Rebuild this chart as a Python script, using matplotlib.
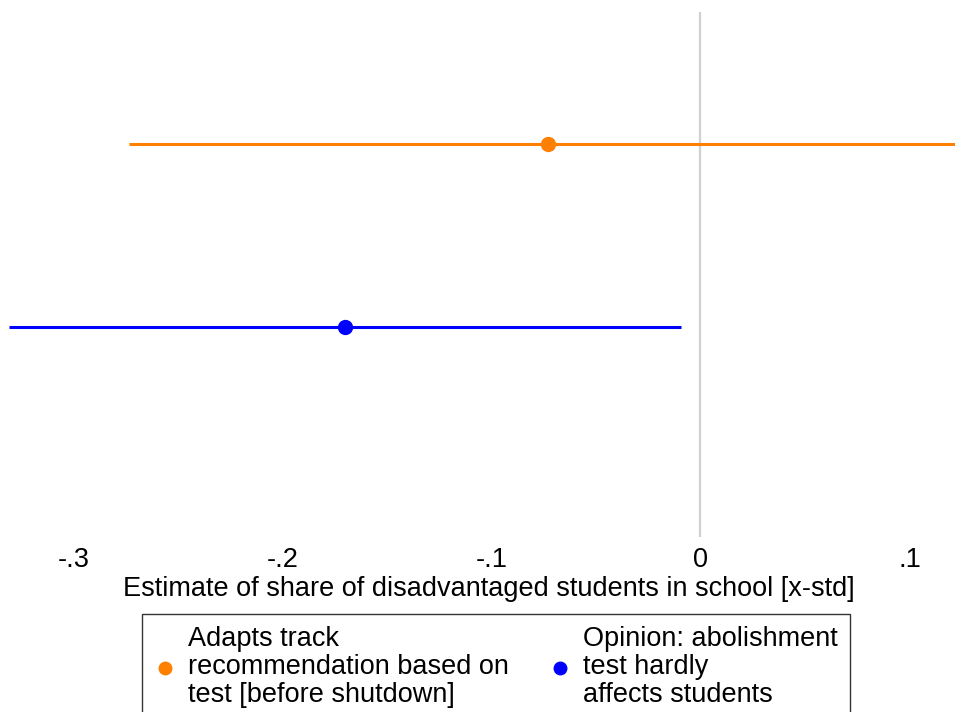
import matplotlib
matplotlib.use("Agg")
import matplotlib.pyplot as plt
from matplotlib.lines import Line2D

plt.rcParams['font.family'] = ['Liberation Sans', 'DejaVu Sans']

labels = ["Adapts track\nrecommendation based on\ntest [before shutdown]",
          "Opinion: abolishment\ntest hardly\naffects students"]
estimates = [-0.0728, -0.170]
ci_low = [-0.2735, -0.3307]
ci_high = [0.135, -0.0095]
colors = ["#FF7F00", "#0000FF"]
ypos = [2, 1]
xticks = [-0.3, -0.2, -0.1, 0, 0.1]
xticklabels = ["-.3", "-.2", "-.1", "0", ".1"]
xlabel = "Estimate of share of disadvantaged students in school [x-std]"

FS = 19.5
fig = plt.figure(figsize=(9.55, 7.12), dpi=100)
H = 712.0
ax = fig.add_axes([0.0, (H - 537) / H, 1.0, (537 - 12) / H])

ax.axvline(0, color="#d0d0d0", lw=1.6, zorder=1)
handles = []
for est, lo, hi, c, y, lab in zip(estimates, ci_low, ci_high, colors, ypos, labels):
    ax.plot([lo, hi], [y, y], color=c, lw=2.2, solid_capstyle='butt', zorder=2)
    ax.plot([est], [y], marker='o', color=c, markersize=10, zorder=3, linestyle='none')
    handles.append(Line2D([], [], marker='o', color=c, linestyle='none', markersize=9, label=lab))

ax.set_xlim(-0.3352, 0.1218)
ax.set_ylim(-0.148, 2.721)
ax.set_yticks([])
ax.set_xticks(xticks)
ax.set_xticklabels(xticklabels, fontsize=FS)
ax.tick_params(axis='x', length=0, pad=7)
ax.set_xlabel(xlabel, fontsize=FS, labelpad=2)
ax.xaxis.set_label_coords(489 / 955, -0.075)
for s in ax.spines.values():
    s.set_visible(False)

leg = fig.legend(handles=handles, loc='upper center', bbox_to_anchor=(496 / 955, 1 - 614 / H),
                 ncol=2, fontsize=FS, frameon=True, fancybox=False, edgecolor='black',
                 handlelength=0.8, handletextpad=0.45, columnspacing=1.5,
                 borderpad=0.45, labelspacing=0.2, borderaxespad=0)
for t in leg.get_texts():
    t.set_linespacing(1.1)
leg.get_frame().set_linewidth(1.0)

fig.savefig("out.png", dpi=100)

- - -

■ Set problem ■
Leave out the pictures. Transcribe only the lines above, from the first through the one that contains "plt.rcParams['font.family'] = ['Liberation".

■ Reply ■
Rebuild this chart as a Python script, using matplotlib.
import matplotlib
matplotlib.use("Agg")
import matplotlib.pyplot as plt
from matplotlib.lines import Line2D

plt.rcParams['font.family'] = ['Liberation Sans', 'DejaVu Sans']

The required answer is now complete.